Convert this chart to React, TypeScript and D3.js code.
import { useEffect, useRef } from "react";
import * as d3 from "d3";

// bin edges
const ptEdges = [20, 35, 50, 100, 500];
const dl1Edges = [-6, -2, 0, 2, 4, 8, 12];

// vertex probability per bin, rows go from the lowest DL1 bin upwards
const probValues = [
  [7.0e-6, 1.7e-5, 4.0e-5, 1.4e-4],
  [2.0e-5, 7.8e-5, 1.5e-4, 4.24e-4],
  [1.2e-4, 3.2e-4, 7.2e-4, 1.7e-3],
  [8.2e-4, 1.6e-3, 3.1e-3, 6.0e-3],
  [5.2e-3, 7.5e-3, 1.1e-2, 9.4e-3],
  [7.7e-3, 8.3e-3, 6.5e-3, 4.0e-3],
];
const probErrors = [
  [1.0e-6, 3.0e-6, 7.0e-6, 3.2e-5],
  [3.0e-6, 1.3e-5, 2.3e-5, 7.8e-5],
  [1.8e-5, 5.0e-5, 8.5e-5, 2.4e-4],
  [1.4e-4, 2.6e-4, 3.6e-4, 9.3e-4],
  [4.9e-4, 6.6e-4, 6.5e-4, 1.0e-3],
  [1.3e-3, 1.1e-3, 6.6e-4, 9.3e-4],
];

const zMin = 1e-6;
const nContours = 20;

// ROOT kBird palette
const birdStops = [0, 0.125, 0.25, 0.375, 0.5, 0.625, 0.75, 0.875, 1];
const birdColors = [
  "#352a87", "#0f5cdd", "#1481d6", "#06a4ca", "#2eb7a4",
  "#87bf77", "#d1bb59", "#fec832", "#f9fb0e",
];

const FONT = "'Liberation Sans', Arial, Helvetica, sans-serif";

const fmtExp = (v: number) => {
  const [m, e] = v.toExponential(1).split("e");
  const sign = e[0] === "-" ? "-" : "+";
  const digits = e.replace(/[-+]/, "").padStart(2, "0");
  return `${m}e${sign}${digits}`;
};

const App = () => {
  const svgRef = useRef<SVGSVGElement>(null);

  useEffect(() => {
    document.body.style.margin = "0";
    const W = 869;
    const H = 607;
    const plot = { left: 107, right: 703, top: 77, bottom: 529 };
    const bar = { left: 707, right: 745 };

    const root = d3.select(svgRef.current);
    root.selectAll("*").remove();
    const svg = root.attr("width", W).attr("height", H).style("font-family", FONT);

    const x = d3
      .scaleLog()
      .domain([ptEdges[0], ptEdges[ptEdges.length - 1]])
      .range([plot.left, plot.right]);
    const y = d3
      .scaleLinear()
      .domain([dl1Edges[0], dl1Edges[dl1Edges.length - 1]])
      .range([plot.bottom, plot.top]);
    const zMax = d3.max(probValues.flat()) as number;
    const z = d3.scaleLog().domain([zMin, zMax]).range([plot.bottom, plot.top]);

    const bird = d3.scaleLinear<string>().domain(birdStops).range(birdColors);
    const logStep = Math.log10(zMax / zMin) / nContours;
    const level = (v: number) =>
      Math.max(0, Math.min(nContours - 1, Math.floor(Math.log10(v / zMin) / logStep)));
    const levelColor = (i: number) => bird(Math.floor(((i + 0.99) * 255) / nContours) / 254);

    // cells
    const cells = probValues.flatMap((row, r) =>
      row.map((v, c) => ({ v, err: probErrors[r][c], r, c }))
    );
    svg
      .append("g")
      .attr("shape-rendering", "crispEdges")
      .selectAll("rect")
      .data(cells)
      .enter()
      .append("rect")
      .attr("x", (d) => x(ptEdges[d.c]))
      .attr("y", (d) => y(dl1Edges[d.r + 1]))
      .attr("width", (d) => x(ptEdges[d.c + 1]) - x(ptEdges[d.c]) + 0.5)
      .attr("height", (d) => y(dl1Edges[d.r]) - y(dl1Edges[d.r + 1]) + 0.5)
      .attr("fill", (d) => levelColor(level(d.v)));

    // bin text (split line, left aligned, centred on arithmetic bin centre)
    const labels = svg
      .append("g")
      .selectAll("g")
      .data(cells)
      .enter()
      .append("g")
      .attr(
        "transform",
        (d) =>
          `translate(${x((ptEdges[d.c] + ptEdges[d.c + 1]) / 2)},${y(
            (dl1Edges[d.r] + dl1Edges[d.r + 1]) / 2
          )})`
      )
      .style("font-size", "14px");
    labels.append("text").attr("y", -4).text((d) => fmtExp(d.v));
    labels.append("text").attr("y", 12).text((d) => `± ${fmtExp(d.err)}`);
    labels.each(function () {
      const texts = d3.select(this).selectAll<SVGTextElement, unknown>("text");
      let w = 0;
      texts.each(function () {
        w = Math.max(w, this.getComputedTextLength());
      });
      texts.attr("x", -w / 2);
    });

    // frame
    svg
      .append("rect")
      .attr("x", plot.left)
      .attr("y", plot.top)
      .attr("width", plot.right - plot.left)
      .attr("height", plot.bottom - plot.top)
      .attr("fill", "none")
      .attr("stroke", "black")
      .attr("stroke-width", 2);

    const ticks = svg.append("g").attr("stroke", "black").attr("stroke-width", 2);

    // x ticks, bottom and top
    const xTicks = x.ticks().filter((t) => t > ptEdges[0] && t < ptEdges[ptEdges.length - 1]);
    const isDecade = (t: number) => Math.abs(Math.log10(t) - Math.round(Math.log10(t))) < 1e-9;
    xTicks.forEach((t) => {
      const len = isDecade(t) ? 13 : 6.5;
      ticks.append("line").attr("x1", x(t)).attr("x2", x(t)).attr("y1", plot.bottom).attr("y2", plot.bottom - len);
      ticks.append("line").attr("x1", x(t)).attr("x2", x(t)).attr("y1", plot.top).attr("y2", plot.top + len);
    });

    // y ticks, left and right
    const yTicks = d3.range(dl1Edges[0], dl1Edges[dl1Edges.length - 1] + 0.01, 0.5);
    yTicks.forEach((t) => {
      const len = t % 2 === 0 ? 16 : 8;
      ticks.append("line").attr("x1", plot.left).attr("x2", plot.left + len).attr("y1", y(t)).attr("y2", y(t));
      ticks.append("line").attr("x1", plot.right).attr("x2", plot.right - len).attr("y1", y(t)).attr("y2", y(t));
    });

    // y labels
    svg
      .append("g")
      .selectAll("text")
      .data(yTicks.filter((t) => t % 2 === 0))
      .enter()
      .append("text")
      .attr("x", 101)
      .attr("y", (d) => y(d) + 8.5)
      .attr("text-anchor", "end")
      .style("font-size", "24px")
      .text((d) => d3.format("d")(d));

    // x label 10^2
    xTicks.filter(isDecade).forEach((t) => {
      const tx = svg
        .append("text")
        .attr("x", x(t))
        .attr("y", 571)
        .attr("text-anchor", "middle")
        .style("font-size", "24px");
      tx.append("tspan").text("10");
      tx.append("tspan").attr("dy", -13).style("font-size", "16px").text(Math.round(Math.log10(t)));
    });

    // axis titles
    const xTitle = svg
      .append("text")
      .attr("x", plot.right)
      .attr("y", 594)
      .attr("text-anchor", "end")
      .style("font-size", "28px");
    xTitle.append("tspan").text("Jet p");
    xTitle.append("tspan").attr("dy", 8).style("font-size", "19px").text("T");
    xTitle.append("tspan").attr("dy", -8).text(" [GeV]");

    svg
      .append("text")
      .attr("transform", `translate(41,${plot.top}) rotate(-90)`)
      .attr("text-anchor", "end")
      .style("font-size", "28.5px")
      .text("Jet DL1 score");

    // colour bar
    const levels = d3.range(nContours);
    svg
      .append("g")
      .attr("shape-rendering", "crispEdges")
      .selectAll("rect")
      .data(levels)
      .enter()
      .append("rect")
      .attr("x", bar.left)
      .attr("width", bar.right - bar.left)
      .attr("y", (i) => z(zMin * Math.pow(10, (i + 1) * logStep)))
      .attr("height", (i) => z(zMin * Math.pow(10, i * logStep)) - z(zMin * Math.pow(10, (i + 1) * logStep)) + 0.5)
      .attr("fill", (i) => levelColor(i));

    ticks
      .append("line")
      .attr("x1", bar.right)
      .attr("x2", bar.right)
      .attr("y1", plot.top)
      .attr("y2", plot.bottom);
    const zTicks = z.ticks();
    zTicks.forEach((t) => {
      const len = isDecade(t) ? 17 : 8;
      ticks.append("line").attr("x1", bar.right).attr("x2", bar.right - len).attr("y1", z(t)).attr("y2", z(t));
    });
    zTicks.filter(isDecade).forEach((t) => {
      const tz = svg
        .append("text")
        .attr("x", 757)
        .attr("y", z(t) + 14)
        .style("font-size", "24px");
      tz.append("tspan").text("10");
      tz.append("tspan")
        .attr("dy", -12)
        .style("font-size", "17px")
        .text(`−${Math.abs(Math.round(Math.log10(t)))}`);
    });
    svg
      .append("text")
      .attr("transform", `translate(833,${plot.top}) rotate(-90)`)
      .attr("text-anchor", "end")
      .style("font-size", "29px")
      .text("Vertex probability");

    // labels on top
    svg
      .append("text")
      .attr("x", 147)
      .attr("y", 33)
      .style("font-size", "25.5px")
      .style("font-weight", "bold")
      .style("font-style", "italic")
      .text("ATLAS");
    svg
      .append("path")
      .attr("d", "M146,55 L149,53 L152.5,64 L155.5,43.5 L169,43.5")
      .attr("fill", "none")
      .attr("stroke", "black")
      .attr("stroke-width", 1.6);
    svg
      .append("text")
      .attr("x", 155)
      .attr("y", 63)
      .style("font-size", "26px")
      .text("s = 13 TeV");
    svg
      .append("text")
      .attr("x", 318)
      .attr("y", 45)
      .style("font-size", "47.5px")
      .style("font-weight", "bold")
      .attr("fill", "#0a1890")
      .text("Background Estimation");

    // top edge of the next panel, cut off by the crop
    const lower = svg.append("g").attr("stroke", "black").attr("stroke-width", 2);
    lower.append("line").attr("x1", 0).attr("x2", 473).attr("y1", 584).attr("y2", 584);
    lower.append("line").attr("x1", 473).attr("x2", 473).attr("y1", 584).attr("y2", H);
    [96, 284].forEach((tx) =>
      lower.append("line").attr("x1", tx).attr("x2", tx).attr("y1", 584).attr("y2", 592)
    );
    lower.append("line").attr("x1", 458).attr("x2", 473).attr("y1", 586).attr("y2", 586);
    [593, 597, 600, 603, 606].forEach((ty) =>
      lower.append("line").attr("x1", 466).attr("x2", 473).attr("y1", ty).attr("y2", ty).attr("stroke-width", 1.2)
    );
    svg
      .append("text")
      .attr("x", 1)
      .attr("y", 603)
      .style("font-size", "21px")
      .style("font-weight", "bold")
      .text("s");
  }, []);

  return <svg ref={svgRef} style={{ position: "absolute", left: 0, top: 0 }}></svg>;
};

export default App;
---
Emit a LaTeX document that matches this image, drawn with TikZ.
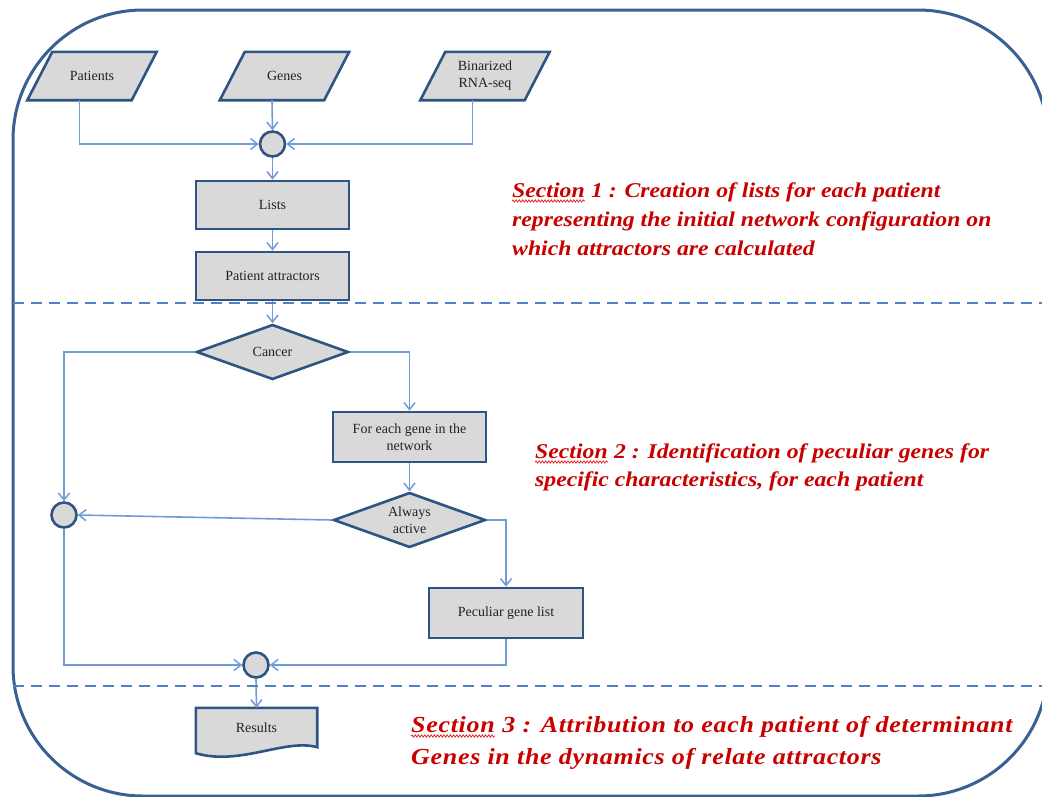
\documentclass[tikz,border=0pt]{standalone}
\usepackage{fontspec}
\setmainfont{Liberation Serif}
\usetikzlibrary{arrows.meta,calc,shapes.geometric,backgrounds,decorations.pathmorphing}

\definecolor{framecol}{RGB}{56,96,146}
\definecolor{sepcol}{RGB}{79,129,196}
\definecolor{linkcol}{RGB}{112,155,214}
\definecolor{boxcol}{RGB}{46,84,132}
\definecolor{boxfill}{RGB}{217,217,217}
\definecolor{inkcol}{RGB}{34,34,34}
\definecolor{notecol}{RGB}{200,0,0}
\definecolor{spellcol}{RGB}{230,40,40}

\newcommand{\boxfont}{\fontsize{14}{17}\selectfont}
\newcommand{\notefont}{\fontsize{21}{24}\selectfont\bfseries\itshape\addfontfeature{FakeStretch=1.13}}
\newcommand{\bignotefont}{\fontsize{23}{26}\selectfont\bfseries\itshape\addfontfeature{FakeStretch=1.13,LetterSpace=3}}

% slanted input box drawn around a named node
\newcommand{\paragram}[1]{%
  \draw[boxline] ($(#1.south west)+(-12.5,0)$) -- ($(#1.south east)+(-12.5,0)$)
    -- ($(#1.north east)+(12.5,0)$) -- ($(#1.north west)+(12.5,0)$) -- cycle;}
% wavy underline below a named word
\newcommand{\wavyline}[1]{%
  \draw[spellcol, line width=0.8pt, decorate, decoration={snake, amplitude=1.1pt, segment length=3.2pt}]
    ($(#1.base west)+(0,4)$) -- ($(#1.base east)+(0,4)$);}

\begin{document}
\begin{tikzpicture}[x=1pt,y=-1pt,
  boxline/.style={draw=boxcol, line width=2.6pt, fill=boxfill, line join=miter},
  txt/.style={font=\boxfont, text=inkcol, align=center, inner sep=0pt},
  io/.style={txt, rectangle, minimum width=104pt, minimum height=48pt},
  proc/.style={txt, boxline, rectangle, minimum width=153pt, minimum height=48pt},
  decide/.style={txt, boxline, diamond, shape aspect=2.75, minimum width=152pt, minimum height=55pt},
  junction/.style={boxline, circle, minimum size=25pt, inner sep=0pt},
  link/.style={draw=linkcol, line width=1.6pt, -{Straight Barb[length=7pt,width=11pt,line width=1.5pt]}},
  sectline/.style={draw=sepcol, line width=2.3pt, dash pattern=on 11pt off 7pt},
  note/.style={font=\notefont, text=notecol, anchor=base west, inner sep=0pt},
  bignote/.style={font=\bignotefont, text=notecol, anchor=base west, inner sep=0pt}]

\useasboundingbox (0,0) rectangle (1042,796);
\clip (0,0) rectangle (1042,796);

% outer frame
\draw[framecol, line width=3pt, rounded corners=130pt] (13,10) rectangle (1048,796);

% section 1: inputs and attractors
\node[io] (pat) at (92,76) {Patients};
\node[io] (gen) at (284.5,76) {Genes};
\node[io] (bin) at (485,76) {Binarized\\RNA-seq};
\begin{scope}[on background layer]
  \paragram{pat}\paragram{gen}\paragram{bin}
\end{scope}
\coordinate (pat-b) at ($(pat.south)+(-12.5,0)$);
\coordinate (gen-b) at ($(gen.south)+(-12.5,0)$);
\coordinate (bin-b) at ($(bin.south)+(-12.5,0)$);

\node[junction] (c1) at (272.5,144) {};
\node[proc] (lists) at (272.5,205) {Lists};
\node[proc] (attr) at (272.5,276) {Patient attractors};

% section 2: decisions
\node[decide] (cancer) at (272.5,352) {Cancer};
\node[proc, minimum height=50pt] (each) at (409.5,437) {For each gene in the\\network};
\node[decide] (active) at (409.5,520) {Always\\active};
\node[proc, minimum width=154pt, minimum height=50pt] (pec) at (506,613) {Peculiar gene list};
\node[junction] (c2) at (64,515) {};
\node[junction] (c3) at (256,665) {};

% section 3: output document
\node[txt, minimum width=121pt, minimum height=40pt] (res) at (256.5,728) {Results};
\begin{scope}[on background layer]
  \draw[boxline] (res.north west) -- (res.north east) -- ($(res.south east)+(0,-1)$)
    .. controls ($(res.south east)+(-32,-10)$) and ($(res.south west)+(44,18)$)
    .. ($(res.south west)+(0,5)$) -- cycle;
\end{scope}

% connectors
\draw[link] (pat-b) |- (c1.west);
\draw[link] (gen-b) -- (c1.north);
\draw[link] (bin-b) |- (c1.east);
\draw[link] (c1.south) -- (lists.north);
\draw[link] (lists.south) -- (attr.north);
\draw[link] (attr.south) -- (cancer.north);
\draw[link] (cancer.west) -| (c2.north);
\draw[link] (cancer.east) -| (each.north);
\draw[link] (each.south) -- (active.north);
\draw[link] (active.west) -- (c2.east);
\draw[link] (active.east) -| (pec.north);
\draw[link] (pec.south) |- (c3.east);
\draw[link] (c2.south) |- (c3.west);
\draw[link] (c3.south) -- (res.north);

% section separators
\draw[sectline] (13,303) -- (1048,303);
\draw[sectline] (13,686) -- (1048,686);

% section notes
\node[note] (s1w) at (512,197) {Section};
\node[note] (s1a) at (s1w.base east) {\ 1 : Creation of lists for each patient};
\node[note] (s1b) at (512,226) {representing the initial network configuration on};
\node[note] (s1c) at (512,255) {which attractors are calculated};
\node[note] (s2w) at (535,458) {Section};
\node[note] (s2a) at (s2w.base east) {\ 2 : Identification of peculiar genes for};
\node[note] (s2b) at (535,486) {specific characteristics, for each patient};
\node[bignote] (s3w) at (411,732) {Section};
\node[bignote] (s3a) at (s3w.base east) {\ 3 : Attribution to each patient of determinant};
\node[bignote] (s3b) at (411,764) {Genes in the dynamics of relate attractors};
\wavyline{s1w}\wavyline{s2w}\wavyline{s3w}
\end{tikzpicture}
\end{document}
--
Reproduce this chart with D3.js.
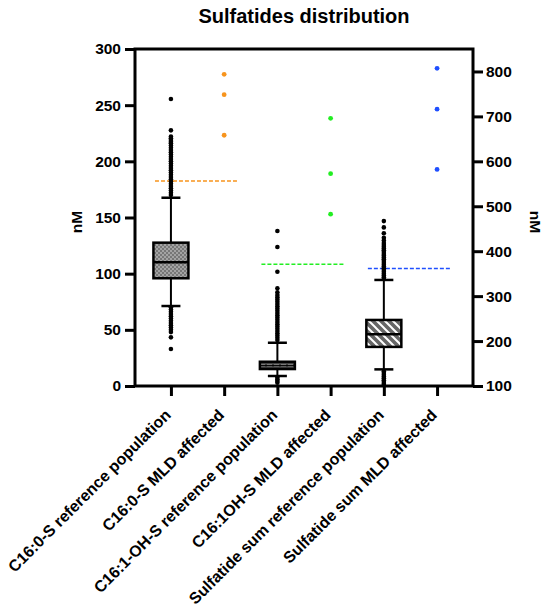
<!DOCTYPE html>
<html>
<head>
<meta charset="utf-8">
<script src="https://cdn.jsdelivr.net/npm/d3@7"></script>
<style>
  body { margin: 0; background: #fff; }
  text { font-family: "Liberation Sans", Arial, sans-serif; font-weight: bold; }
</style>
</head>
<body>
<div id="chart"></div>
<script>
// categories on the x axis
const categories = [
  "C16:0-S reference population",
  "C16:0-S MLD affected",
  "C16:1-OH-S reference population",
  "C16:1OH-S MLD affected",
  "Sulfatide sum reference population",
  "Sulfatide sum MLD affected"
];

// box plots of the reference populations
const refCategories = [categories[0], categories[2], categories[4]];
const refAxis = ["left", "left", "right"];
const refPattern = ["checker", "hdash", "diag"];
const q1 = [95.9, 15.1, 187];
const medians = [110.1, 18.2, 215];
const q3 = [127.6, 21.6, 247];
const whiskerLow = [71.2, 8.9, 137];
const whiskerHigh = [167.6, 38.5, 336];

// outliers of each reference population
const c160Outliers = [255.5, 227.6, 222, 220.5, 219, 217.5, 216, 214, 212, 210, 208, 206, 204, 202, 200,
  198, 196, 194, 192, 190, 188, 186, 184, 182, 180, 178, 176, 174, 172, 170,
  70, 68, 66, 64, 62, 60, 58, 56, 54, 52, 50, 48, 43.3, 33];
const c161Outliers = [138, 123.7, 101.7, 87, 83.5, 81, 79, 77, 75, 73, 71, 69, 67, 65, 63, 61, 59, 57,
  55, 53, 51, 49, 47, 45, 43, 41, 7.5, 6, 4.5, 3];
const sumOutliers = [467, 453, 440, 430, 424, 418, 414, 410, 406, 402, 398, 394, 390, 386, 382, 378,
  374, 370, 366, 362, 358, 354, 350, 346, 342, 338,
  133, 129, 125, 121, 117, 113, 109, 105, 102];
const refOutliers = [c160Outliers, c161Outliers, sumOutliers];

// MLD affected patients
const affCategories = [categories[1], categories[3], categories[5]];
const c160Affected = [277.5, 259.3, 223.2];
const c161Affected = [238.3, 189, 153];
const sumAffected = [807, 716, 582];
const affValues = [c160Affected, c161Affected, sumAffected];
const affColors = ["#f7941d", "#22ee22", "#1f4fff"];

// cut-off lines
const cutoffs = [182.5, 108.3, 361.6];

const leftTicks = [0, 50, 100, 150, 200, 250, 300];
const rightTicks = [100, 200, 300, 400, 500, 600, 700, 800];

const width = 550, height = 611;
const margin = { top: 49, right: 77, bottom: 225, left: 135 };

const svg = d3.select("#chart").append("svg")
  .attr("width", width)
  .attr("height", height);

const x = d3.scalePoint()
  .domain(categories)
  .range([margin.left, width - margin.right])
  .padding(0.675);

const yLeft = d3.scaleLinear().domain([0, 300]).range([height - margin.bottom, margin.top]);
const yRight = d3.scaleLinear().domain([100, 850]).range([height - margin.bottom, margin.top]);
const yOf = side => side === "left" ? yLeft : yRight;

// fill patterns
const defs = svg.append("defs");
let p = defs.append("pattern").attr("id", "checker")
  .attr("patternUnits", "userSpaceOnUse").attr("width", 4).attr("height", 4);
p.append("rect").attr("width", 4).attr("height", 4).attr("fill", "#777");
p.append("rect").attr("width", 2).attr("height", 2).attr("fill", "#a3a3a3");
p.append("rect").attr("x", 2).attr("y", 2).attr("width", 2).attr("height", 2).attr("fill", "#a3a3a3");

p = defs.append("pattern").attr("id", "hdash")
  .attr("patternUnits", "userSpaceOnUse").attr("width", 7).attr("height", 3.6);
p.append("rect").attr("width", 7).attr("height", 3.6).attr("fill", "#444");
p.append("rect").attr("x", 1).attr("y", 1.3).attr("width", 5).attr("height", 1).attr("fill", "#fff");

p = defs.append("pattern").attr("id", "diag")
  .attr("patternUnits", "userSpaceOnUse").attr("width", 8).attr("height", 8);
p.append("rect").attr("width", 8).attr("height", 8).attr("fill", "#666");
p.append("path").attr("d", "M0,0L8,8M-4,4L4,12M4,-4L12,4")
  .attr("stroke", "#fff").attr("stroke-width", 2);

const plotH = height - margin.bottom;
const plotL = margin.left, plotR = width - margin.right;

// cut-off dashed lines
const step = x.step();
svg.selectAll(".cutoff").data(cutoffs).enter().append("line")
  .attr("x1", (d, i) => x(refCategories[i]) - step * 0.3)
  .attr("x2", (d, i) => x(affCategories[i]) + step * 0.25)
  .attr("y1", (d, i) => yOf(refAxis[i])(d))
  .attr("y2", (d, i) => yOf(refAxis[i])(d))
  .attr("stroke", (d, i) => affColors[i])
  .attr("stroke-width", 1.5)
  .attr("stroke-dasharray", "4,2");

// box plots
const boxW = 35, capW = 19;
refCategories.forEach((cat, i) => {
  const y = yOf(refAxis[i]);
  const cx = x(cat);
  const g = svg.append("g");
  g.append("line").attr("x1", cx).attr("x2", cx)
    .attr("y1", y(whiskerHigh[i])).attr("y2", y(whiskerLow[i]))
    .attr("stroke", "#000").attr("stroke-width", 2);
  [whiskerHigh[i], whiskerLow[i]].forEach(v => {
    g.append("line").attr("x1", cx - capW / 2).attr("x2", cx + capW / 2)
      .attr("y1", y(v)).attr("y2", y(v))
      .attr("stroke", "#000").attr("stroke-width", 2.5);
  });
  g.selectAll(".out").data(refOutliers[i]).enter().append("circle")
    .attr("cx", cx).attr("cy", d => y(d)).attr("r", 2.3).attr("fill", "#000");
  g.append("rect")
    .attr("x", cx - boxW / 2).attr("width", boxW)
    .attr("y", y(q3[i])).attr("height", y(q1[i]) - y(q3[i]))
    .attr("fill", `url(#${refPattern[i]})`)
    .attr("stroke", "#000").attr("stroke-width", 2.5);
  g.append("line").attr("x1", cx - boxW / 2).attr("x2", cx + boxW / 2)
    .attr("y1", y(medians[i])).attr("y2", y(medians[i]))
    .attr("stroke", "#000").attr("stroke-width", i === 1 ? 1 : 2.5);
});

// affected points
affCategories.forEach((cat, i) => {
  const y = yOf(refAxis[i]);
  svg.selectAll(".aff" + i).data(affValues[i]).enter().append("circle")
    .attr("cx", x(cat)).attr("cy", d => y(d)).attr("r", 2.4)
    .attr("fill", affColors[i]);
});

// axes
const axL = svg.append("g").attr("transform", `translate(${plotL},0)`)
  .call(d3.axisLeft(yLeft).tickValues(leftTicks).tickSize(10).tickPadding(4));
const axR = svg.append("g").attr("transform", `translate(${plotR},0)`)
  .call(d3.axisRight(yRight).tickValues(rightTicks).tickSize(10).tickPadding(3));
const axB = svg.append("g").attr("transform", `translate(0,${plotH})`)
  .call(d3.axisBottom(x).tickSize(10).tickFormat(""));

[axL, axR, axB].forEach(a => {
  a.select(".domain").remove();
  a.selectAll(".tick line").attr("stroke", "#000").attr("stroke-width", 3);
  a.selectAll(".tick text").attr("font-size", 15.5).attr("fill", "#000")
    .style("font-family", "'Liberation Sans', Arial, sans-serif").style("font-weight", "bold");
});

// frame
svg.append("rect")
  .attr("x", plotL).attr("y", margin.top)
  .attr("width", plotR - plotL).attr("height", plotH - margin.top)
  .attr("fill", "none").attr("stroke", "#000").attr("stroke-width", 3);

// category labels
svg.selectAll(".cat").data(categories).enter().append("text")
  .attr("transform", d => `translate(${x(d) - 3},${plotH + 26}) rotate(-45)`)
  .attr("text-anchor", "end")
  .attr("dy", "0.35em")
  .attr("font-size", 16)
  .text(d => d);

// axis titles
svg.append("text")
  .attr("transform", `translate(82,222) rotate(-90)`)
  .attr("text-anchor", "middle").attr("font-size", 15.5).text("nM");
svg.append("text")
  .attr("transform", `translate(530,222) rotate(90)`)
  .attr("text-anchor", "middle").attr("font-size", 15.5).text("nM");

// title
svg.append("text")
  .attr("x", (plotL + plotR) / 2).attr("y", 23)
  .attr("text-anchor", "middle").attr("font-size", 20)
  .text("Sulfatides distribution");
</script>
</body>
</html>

Written request
Without the pictures, write out exactly the lines from the one that has "Reproduce this chart with D3.js." down to the one that has "const whiskerHigh = [167.6, 38.5, 336];", both included.

Answer for the task
Reproduce this chart with D3.js.
<!DOCTYPE html>
<html>
<head>
<meta charset="utf-8">
<script src="https://cdn.jsdelivr.net/npm/d3@7"></script>
<style>
  body { margin: 0; background: #fff; }
  text { font-family: "Liberation Sans", Arial, sans-serif; font-weight: bold; }
</style>
</head>
<body>
<div id="chart"></div>
<script>
// categories on the x axis
const categories = [
  "C16:0-S reference population",
  "C16:0-S MLD affected",
  "C16:1-OH-S reference population",
  "C16:1OH-S MLD affected",
  "Sulfatide sum reference population",
  "Sulfatide sum MLD affected"
];

// box plots of the reference populations
const refCategories = [categories[0], categories[2], categories[4]];
const refAxis = ["left", "left", "right"];
const refPattern = ["checker", "hdash", "diag"];
const q1 = [95.9, 15.1, 187];
const medians = [110.1, 18.2, 215];
const q3 = [127.6, 21.6, 247];
const whiskerLow = [71.2, 8.9, 137];
const whiskerHigh = [167.6, 38.5, 336];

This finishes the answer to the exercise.